[START OF DATASET ROWS]
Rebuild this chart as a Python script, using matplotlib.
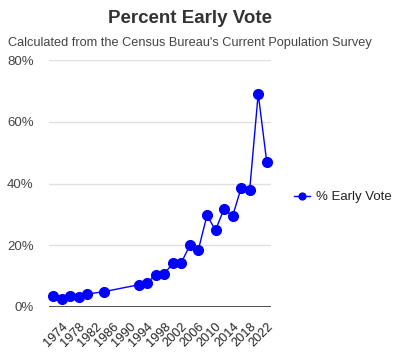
import matplotlib.pyplot as plt

years = [1972, 1974, 1976, 1978, 1980, 1984, 1992, 1994, 1996, 1998, 2000,
         2002, 2004, 2006, 2008, 2010, 2012, 2014, 2016, 2018, 2020, 2022]
early_vote = [3.6, 2.7, 3.6, 3.2, 4.2, 5.0, 7.2, 7.9, 10.4, 10.8, 14.1,
              14.4, 20.0, 18.6, 29.7, 24.9, 31.8, 29.4, 38.6, 37.9, 69.1, 47.0]
tick_years = list(range(1974, 2023, 4))
y_ticks = [0, 20, 40, 60, 80]

plt.rcParams['font.family'] = ['Liberation Sans', 'DejaVu Sans']

fig = plt.figure(figsize=(4.1, 3.58), dpi=100)
ax = fig.add_axes([0.1195, 0.1425, 0.5415, 0.6895])

ax.plot(years, early_vote, color='#0000ff', lw=1, marker='o', ms=7,
        label='% Early Vote', zorder=3, clip_on=False)

ax.set_xlim(1971, 2023)
ax.set_ylim(0, 80)
ax.set_yticks(y_ticks)
ax.set_yticklabels([f'{v}%' for v in y_ticks], fontsize=9.5, color='#444444')
ax.set_xticks(tick_years)
ax.set_xticklabels([str(y) for y in tick_years], rotation=45, ha='right',
                   rotation_mode='anchor', fontsize=9.2, color='#222222')
ax.tick_params(axis='y', length=0, pad=11)
ax.tick_params(axis='x', length=0, pad=10)
ax.grid(axis='y', color='#e0e0e0', lw=1)
ax.axhline(0, color='#333333', lw=1.2, zorder=2)
for s in ax.spines.values():
    s.set_visible(False)

ax.legend(loc='center left', bbox_to_anchor=(1.05, 0.445), frameon=False,
          fontsize=9.5, handlelength=1.2, handletextpad=0.5, markerscale=0.7,
          labelcolor='#222222')

fig.text(0.463, 0.948, 'Percent Early Vote', ha='center', va='center',
         fontsize=13.5, fontweight='bold', color='#333333')
fig.text(0.463, 0.880, "Calculated from the Census Bureau's Current Population Survey",
         ha='center', va='center', fontsize=9.2, color='#444444')

fig.savefig('out.png', dpi=100)
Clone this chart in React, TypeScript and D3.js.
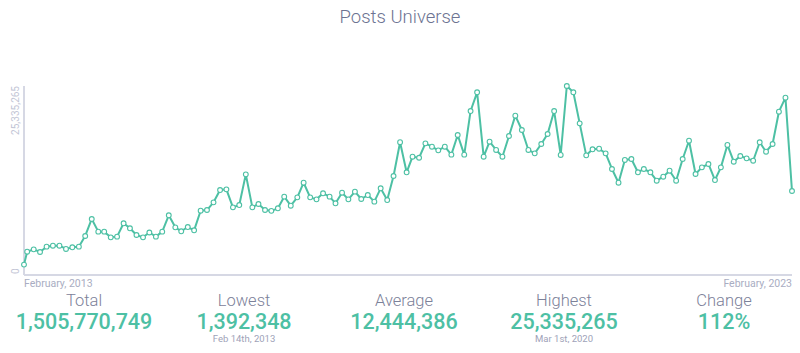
import React from 'react';
import * as d3 from 'd3';

// first point is a partial month (data starts Feb 14th 2013), then monthly from Mar 2013
const firstDate = new Date(2013, 1, 14);
const monthStart = new Date(2013, 2, 1);
const monthEnd = new Date(2023, 2, 1);

// posts per month, millions
const posts = [
  1.392348, 3.12, 3.44, 3.08, 3.8, 3.93, 3.93, 3.49, 3.71, 3.8,
  5.23, 7.51, 5.81, 5.81, 5.05, 5.14, 6.93, 6.26, 5.36, 5.05,
  5.7, 5.14, 5.81, 8.0, 6.39, 5.86, 6.43, 5.99, 8.62, 8.71,
  9.74, 11.39, 11.48, 9.07, 9.38, 13.49, 9.07, 9.52, 8.71, 8.6,
  8.94, 10.5, 9.29, 10.41, 12.37, 10.41, 10.14, 10.95, 10.5, 9.61,
  11.03, 10.14, 11.17, 10.19, 10.72, 9.83, 11.62, 10.05, 13.27, 17.8,
  13.77, 15.86, 15.72, 17.65, 17.2, 16.71, 17.2, 16.13, 18.77, 16.13,
  21.98, 24.49, 15.86, 17.87, 16.76, 15.86, 18.63, 21.36, 19.44, 16.76,
  16.31, 17.56, 18.9, 21.98, 16.09, 25.335265, 24.49, 20.33, 16.04, 16.85,
  16.93, 16.31, 14.21, 12.37, 15.42, 15.55, 13.77, 14.21, 13.77, 12.64,
  13.18, 13.98, 12.64, 15.55, 18.0, 13.54, 14.43, 14.88, 12.73, 14.43,
  17.43, 15.19, 15.95, 15.64, 15.32, 17.79, 16.53, 17.56, 21.89, 23.77,
  11.26,
];

const yTickLabels = ['0', '25,335,265'];
const xTickLabels = ['February, 2013', 'February, 2023'];

const statLabels = ['Total', 'Lowest', 'Average', 'Highest', 'Change'];
const statValues = ['1,505,770,749', '1,392,348', '12,444,386', '25,335,265', '112%'];
const statNotes = ['', 'Feb 14th, 2013', '', 'Mar 1st, 2020', ''];

const W = 800;
const H = 353;
const margin = { top: 86, right: 8, bottom: 78, left: 24 };
const teal = '#4dc0a4';
const font = 'Roboto, "Open Sans", sans-serif';

const App: React.FC = () => {
  const dates = [firstDate, ...d3.timeMonth.range(monthStart, monthEnd)];
  const data = dates.map((d, i) => ({ date: d, value: posts[i] * 1e6 }));

  const x = d3
    .scaleTime()
    .domain([firstDate, dates[dates.length - 1]])
    .range([margin.left, W - margin.right]);
  const y = d3
    .scaleLinear()
    .domain([0, d3.max(data, (d) => d.value)!])
    .range([H - margin.bottom, margin.top]);

  const line = d3
    .line<{ date: Date; value: number }>()
    .x((d) => x(d.date))
    .y((d) => y(d.value));

  const statX = d3
    .scalePoint<string>()
    .domain(statLabels)
    .range([84, 724]);

  const y0 = y(0);

  return (
    <svg
      width={W}
      height={H}
      style={{ position: 'absolute', left: 0, top: 0, fontFamily: font }}
    >
      <text x={W / 2} y={23} textAnchor="middle" fontSize={18.5} fontWeight={300} fill="#6d7392">
        Posts Universe
      </text>

      {/* axes */}
      <line x1={margin.left} x2={margin.left} y1={margin.top} y2={y0} stroke="#d6d8e4" strokeWidth={2} />
      <line x1={margin.left} x2={W - margin.right} y1={y0} y2={y0} stroke="#d6d8e4" strokeWidth={2} />

      <text
        transform={`translate(19,${y0 - 1}) rotate(-90)`}
        fontSize={10}
        fill="#c3c6d6"
        textAnchor="start"
      >
        {yTickLabels[0]}
      </text>
      <text
        transform={`translate(19,${y(d3.max(data, (d) => d.value)!)}) rotate(-90)`}
        fontSize={10}
        fill="#c3c6d6"
        textAnchor="end"
      >
        {yTickLabels[1]}
      </text>

      <text x={margin.left} y={287} fontSize={10.5} fill="#a9adc2" textAnchor="start">
        {xTickLabels[0]}
      </text>
      <text x={W - margin.right} y={287} fontSize={10.5} fill="#a9adc2" textAnchor="end">
        {xTickLabels[1]}
      </text>

      <path d={line(data) ?? ''} fill="none" stroke={teal} strokeWidth={2} strokeLinejoin="round" />
      {data.map((d, i) => (
        <circle key={i} cx={x(d.date)} cy={y(d.value)} r={2.4} fill="#fff" stroke={teal} strokeWidth={1.1} />
      ))}

      {/* summary */}
      {statLabels.map((s, i) => (
        <g key={s} transform={`translate(${statX(s)},0)`}>
          <text y={306} textAnchor="middle" fontSize={16.5} fontWeight={300} fill="#7c8199">
            {s}
          </text>
          <text y={328.5} textAnchor="middle" fontSize={21.5} fontWeight={500} fill={teal}>
            {statValues[i]}
          </text>
          {statNotes[i] && (
            <text y={342} textAnchor="middle" fontSize={9.5} fill="#9ea2b8">
              {statNotes[i]}
            </text>
          )}
        </g>
      ))}
    </svg>
  );
};

export default App;
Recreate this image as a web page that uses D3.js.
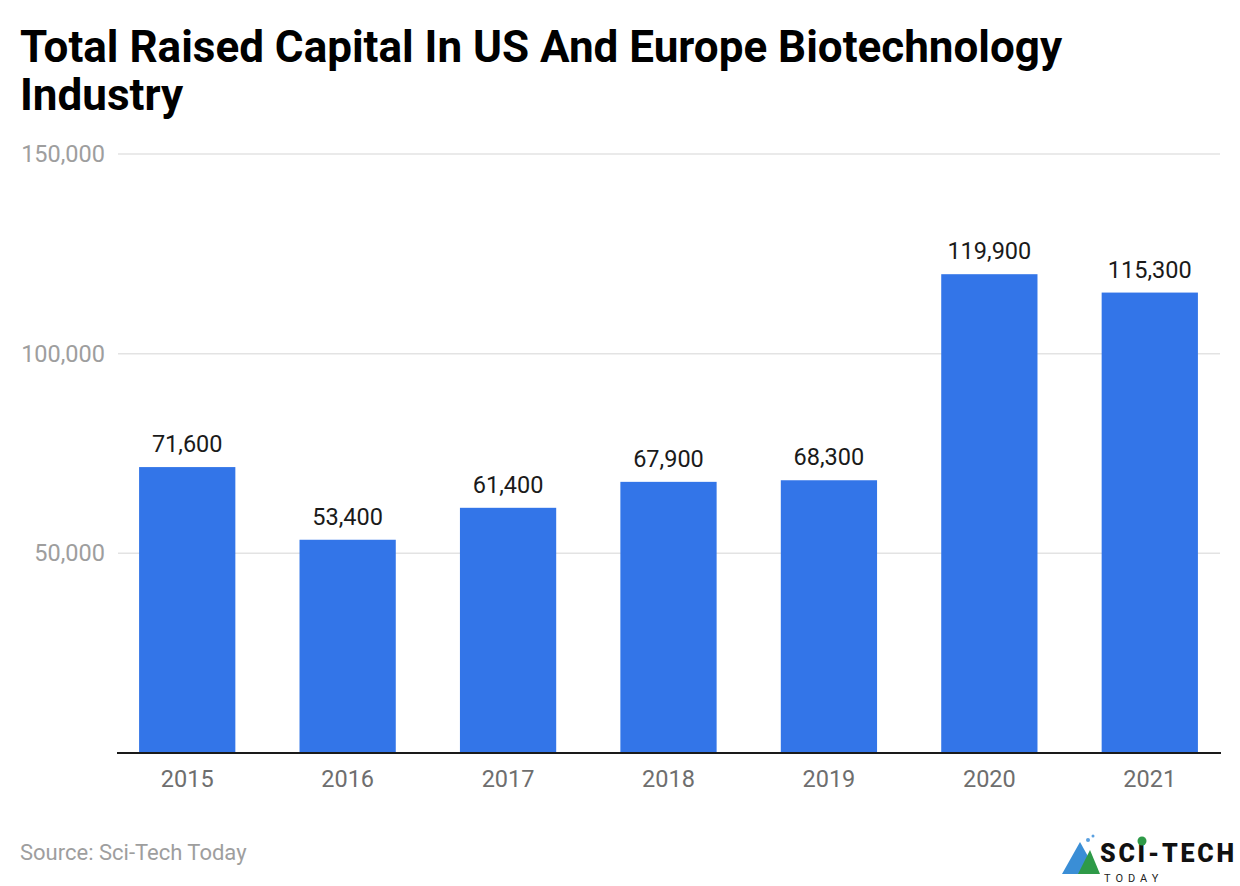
[END OF DATASET ROWS]
● **WHAT THIS TASK INVOLVES**: Print the data above verbatim from the first line through the line holding "import matplotlib.pyplot as plt", leaving every picture out.

● **RESPONSE BELOW**:
Rebuild this chart as a Python script, using matplotlib.
import matplotlib.pyplot as plt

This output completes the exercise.